A new variant of Sobig-E began to spread rapidly Wednesday, traveling as a commonly used file type for businesses.
U.K.-based e-mail filtering outsourcer MessageLabs had stopped 24,515 copies of the worm as of 9 a.m. EDT today. It was handily the most active worm of the preceding 24 hours, with nearly twice the volume of Klez-H, the second most prevalent.
Technically, Sobig-E does act much like its brethren after it infects a system. However, it travels via e-mail as a Zip file attachment. Most companies allow such files in. Many companies strip .exe, .pif and .scr files at the gateway, which would prevent infection from most worms, including past Sobig variants.
Sobig-E does not cause damage to infected computers, but it does generate more network traffic, which could lead to denial-of-service conditions. Most of the leading antivirus vendors had elevated Sobig-E to a high risk as of early this morning.
Blocking Zip files is probably not an option for most companies. "It's not something that would take a large amount of time, but I'm not sure it would be acceptable practice for businesses," said Craig Schmugar, a virus research engineer with McAfee Security.
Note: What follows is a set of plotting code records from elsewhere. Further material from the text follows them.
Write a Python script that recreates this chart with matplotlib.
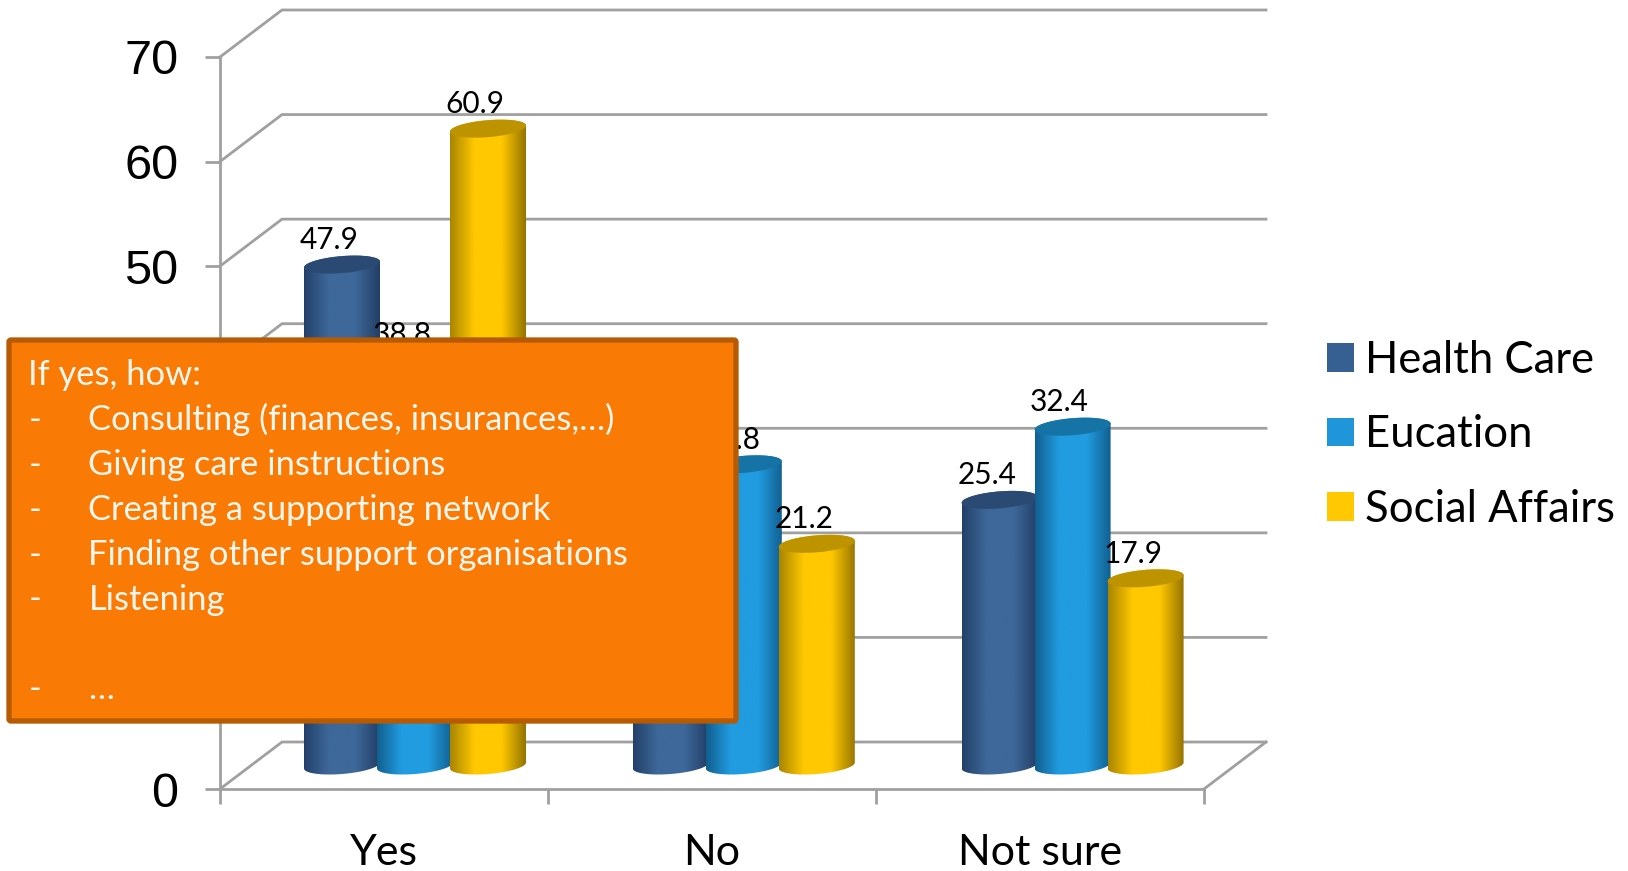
import numpy as np
import matplotlib
matplotlib.use("Agg")
import matplotlib.pyplot as plt
from matplotlib.patches import FancyBboxPatch, PathPatch, Patch, Polygon
from matplotlib.path import Path

categories = ["Yes", "No", "Not sure"]
series_names = ["Health Care", "Eucation", "Social Affairs"]
health_care = [47.9, 26.7, 25.4]
education = [38.8, 28.8, 32.4]
social_affairs = [60.9, 21.2, 17.9]
y_ticks = [0, 10, 20, 30, 40, 50, 60, 70]
y_tick_labels = ["0", "", "", "", "", "50", "60", "70"]   # 10-40 lie under the call-out
box_title = "If yes, how:"
box_items = ["Consulting (finances, insurances,…)", "Giving care instructions",
             "Creating a supporting network", "Finding other support organisations",
             "Listening", "", "…"]

W, H = 1628, 871
GREY = "#A0A0A0"
ramps = [
    dict(edgeL="#23406A", mid="#3E6899", edgeR="#223E66", top="#2A4A74", swatch="#376092"),
    dict(edgeL="#125F8F", mid="#219CE0", edgeR="#125F8F", top="#1673A6", swatch="#1F96DA"),
    dict(edgeL="#A98500", mid="#FFC800", edgeR="#957400", top="#BD9300", swatch="#FFC800"),
]

fig = plt.figure(figsize=(W / 100, H / 100), dpi=100, facecolor="white")
ax = fig.add_axes([220 / W, (H - 789) / H, 984 / W, 732 / H])
ax.patch.set_alpha(0)

px_x = 3 / 984      # category units per pixel
px_y = 70 / 732     # value units per pixel
depth_x, depth_y = 62 * px_x, 47 * px_y

# walls and floor
for v in y_ticks:
    ax.plot([0, depth_x, 3 + depth_x], [v, v + depth_y, v + depth_y],
            color=GREY, lw=2.0, clip_on=False, zorder=1, solid_joinstyle="miter")
ax.plot([3, 3 + depth_x], [0, depth_y], color=GREY, lw=2.0, clip_on=False, zorder=1)


def hex2rgb(c):
    return np.array(matplotlib.colors.to_rgb(c))


def gradient(r):
    stops = [0, 0.32, 0.68, 1]
    cols = [hex2rgb(r["edgeL"]), hex2rgb(r["mid"]), hex2rgb(r["mid"]), hex2rgb(r["edgeR"])]
    t = np.linspace(0, 1, 128)
    return np.stack([np.interp(t, stops, [c[k] for c in cols]) for k in range(3)], axis=1)[None, :, :]


bar_w = 76 * px_x
step = 73.0 * px_x
semi_b = 8.5 * px_y
shear = 3.0 * px_y


def ellipse(cx, cy, t):
    return (cx + bar_w / 2 * np.cos(t),
            cy + shear * np.cos(t) + semi_b * np.sin(t))


series = [health_care, education, social_affairs]
for s, vals in enumerate(series):
    for i, v in enumerate(vals):
        cx = i + 0.5 + depth_x / 2 + (s - 1) * step + i * 0.8 * px_x
        base = depth_y / 2
        top = base + v
        # side outline: bottom half ellipse left to right, top half right to left
        t_b = np.linspace(np.pi, 2 * np.pi, 50)
        t_t = np.linspace(0, np.pi, 50)
        xb, yb = ellipse(cx, base, t_b)
        xt, yt = ellipse(cx, top, t_t)
        verts = np.column_stack([np.r_[xb, xt], np.r_[yb, yt]])
        path = Path(np.vstack([verts, verts[0]]), closed=True)
        clip = PathPatch(path, transform=ax.transData, fc="none", ec="none")
        ax.add_patch(clip)
        im = ax.imshow(gradient(ramps[s]), extent=[cx - bar_w / 2, cx + bar_w / 2, base - 2, top + 2],
                       aspect="auto", zorder=3 + s * 0.1 + i * 0.01, interpolation="bilinear")
        im.set_clip_path(clip)
        t_f = np.linspace(0, 2 * np.pi, 100)
        xe, ye = ellipse(cx, top, t_f)
        ax.add_patch(Polygon(np.column_stack([xe, ye]), closed=True, fc=ramps[s]["top"], ec="none",
                             zorder=3.05 + s * 0.1 + i * 0.01))
        if not (s == 0 and i == 1):   # this label lies wholly under the call-out
            ax.annotate(f"{v:.1f}", (cx, top), xytext=(-13 * 0.72, 24.5 * 0.72), textcoords="offset points",
                        ha="center", va="center", fontsize=21.5, family="Lato", color="black", zorder=8,
                        annotation_clip=False)

ax.set_xlim(0, 3)
ax.set_ylim(0, 70)
for side in ("top", "right"):
    ax.spines[side].set_visible(False)
for side in ("left", "bottom"):
    ax.spines[side].set_color(GREY)
    ax.spines[side].set_linewidth(2.0)
    ax.spines[side].set_zorder(1)
ax.set_yticks(y_ticks)
ax.set_yticklabels(y_tick_labels, family="Liberation Sans", fontsize=35, color="black")
ax.tick_params(axis="y", length=10.8, width=2.0, color=GREY, pad=19)
ax.set_xticks([0, 1, 2, 3])
ax.set_xticklabels([])
ax.tick_params(axis="x", which="major", length=10.8, width=2.0, color=GREY)
ax.set_xticks([0.5, 1.5, 2.5], minor=True)
ax.set_xticklabels(categories, minor=True, family="Lato", fontsize=31, color="black")
ax.tick_params(axis="x", which="minor", length=0, pad=32.5)

# orange call-out
fx = lambda p: p / W
fy = lambda p: (H - p) / H
box = FancyBboxPatch((9, H - 721), 727, 381, transform=None,
                     boxstyle="round,pad=0,rounding_size=2", fc="#F97A05", ec="#B65A03", lw=3.8,
                     zorder=20, clip_on=False)
fig.add_artist(box)
fig.text(fx(28), fy(385), box_title, family="Lato", fontsize=24.8, color="#FFF7EE", va="baseline", zorder=21)
for k, line in enumerate(box_items):
    y = 385 + 44.9 * (k + 1)
    if line:
        fig.text(fx(29), fy(y), "-", family="Lato", fontsize=24.8, color="#FFF7EE", va="baseline", zorder=21)
        fig.text(fx(88.5), fy(y), line, family="Lato", fontsize=24.8, color="#FFF7EE", va="baseline", zorder=21)

# legend
handles = [Patch(fc=r["swatch"], ec="none") for r in ramps]
leg = fig.legend(handles, series_names, loc="upper left", bbox_to_anchor=(1318 / W, fy(331)),
                 frameon=False, prop={"family": "Lato", "size": 31.4}, handlelength=0.62,
                 handleheight=0.62, handletextpad=0.25, labelspacing=0.77, borderpad=0.2, borderaxespad=0)

fig.savefig("out.png", dpi=100)
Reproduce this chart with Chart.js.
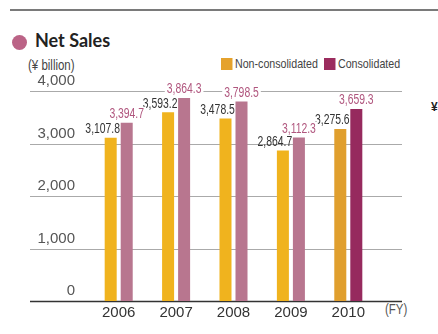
<!DOCTYPE html>
<html lang="en">
<head>
  <meta charset="UTF-8">
  <title>Net Sales</title>
  <script src="https://cdn.jsdelivr.net/npm/chart.js"></script>
  <style>
    body { margin: 0; background: #fff; width: 438px; height: 334px; overflow: hidden; position: relative; font-family: "Liberation Sans", Arial, sans-serif; }
    .rule { position: absolute; left: 10px; top: 9px; width: 428px; height: 2px; background: #7a7a7a; }
    .dot { position: absolute; left: 12px; top: 35px; width: 15px; height: 15px; border-radius: 50%; background: #bb6386; }
    .title { position: absolute; left: 35px; top: 29px; font: bold 18px Lato, "Noto Sans", sans-serif; color: #222; }
    .narrow { position: absolute; font-family: "Liberation Sans", Arial, sans-serif; color: #444; white-space: nowrap; transform: scaleX(0.82); transform-origin: 0 0; }
    .unit { left: 28px; top: 57px; font-size: 14px; }
    .legend { top: 57px; font-size: 13px; line-height: 14px; }
    .legend span.box { display: inline-block; width: 14px; height: 12px; vertical-align: -2px; margin-right: 3px; }
    .fy { left: 385px; top: 301px; font-size: 14px; color: #555; }
    .yen { left: 431px; top: 100px; font-size: 12px; color: #222; font-weight: bold; transform: none; }
    canvas { position: absolute; left: 0; top: 0; }
  </style>
</head>
<body>
  <div class="rule"></div>
  <div class="dot"></div>
  <div class="title">Net Sales</div>
  <div class="narrow unit">(¥ billion)</div>
  <div class="narrow legend" style="left:221px"><span class="box" style="background:#e5a22d"></span>Non-consolidated</div>
  <div class="narrow legend" style="left:324px"><span class="box" style="background:#9b2c5e"></span>Consolidated</div>
  <div class="narrow fy">(FY)</div>
  <div class="narrow yen">¥</div>
  <canvas id="salesChart" width="438" height="334"></canvas>

  <script>
    const years = ['2006', '2007', '2008', '2009', '2010'];
    const nonConsolidated = [3107.8, 3593.2, 3478.5, 2864.7, 3275.6];
    const consolidated = [3394.7, 3864.3, 3798.5, 3112.3, 3659.3];
    const yTicks = [0, 1000, 2000, 3000, 4000];

    // latest year is drawn in stronger shades
    const orangeColors = ['#f0b31e', '#f0b31e', '#f0b31e', '#f0b31e', '#e09f2e'];
    const pinkColors = ['#b8768f', '#b8768f', '#b8768f', '#b8768f', '#962a5e'];

    const fmt = v => v.toLocaleString('en-US', { minimumFractionDigits: 1, maximumFractionDigits: 1 });

    // horizontal rules run past the plot on both sides
    const gridLines = {
      id: 'gridLines',
      beforeDatasetsDraw(chart) {
        const ctx = chart.ctx;
        const y = chart.scales.y;
        ctx.save();
        yTicks.forEach(v => {
          const py = Math.round(y.getPixelForValue(v)) + 0.5;
          ctx.beginPath();
          ctx.strokeStyle = v === 0 ? '#333' : '#aaa';
          ctx.lineWidth = v === 0 ? 1.5 : 1;
          ctx.moveTo(30, py);
          ctx.lineTo(402, py);
          ctx.stroke();
        });
        ctx.restore();
      }
    };

    // value labels above each bar, squeezed type on a white patch
    const valueLabels = {
      id: 'valueLabels',
      afterDatasetsDraw(chart) {
        const ctx = chart.ctx;
        ctx.save();
        ctx.font = '15.5px "Liberation Sans", Arial, sans-serif';
        ctx.textAlign = 'center';
        ctx.textBaseline = 'middle';
        chart.data.datasets.forEach((ds, di) => {
          chart.getDatasetMeta(di).data.forEach((bar, i) => {
            const text = fmt(ds.data[i]);
            const cx = bar.x + (di === 0 ? -8 : 0);
            const cy = bar.y - 9;
            const sx = 0.67;
            const w = ctx.measureText(text).width * sx;
            if (di === 1) {
              ctx.fillStyle = '#fff';
              ctx.fillRect(cx - w / 2 - 2, cy - 7, w + 4, 14);
            }
            ctx.save();
            ctx.translate(cx, cy);
            ctx.scale(sx, 1);
            ctx.fillStyle = di === 0 ? '#333' : '#b0567e';
            ctx.fillText(text, 0, 0);
            ctx.restore();
          });
        });
        ctx.restore();
      }
    };

    new Chart(document.getElementById('salesChart'), {
      type: 'bar',
      data: {
        labels: years,
        datasets: [
          { label: 'Non-consolidated', data: nonConsolidated, backgroundColor: orangeColors },
          { label: 'Consolidated', data: consolidated, backgroundColor: pinkColors }
        ]
      },
      options: {
        responsive: false,
        animation: false,
        devicePixelRatio: 1,
        categoryPercentage: 0.558,
        barPercentage: 0.75,
        layout: { padding: { top: 91, right: 61, bottom: 9, left: 0 } },
        plugins: { legend: { display: false }, tooltip: { enabled: false } },
        scales: {
          x: {
            grid: { display: false, drawTicks: false },
            border: { display: false },
            ticks: { color: '#333', font: { family: '"Liberation Sans", Arial', size: 15 }, padding: 3 }
          },
          y: {
            min: 0,
            max: 4000,
            afterFit(scale) { scale.width = 90; },
            grid: { display: false, drawTicks: false },
            border: { display: false },
            ticks: {
              stepSize: 1000,
              padding: 15,
              labelOffset: -10,
              color: '#555',
              font: { family: '"Liberation Sans", Arial', size: 15 },
              callback: v => v.toLocaleString('en-US')
            }
          }
        }
      },
      plugins: [gridLines, valueLabels]
    });
  </script>
</body>
</html>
Companies that block executable files often tell their employees to Zip such files in order to send them around. "Most people today know not to open .vbs or .scr files," said Chris Wraight, technology consultant for antivirus software vendor Sophos Inc. "But they think Zip files are OK to open."
Most antivirus scanners can check Zip files for worms, but some users turn off that functionality for perceived performance reasons, Schmugar said.
On the social engineering front, Sobig-E doesn't break any new ground. It arrives with a subject line like "Re: Application" and "Re: Movie." The message text politely asks recipients to "Please see the attached Zip file for details."
A user would need to do more than just double-click on the attached worm. Because it's Zipped, the worm file would have to be extracted and then run. Generally, there are two ways files can be unZipped. They can be extract and saved to a user-specified location on the hard drive, such as the desktop. Such files can also be unZipped and opened automatically; in these cases, the file is saved in a temporary file.
When infecting a system, Sobig-E does similar things as its siblings. It drops two files into the system. One is an 85 KB copy of itself, winssk32.exe, and the other is a configuration file, msrrf.dat. The worm also makes changes to the registry so the worm is run every time the system is booted up.
The worm also harvests e-mail addresses from a variety of files, such as text documents and cached Web pages stored on the hard drives of infected systems. The worm then sends copies of itself out to the addresses using its own SMTP (Simple Mail Transfer Protocol) engine.
Additionally, Sobig-E can spread via open network file shares. It tries to copy itself to the following paths
"\Documents and Settings\All Users\Start Menu\Programs\Startup" and "Windows\All Users\Start Menu\Programs\Startup".
Like other Sobig variants, the new one will have a finite life. The worm is coded to stop spreading July 14. It's hard to say why the writer would purposely code the seeds of the worm's destruction within it. It could be that the author wants to just test out the worm or figures it will be squashed by the antivirus vendors by that date anyway. "I don't have a solid answer for. It is really strange," Wraight said.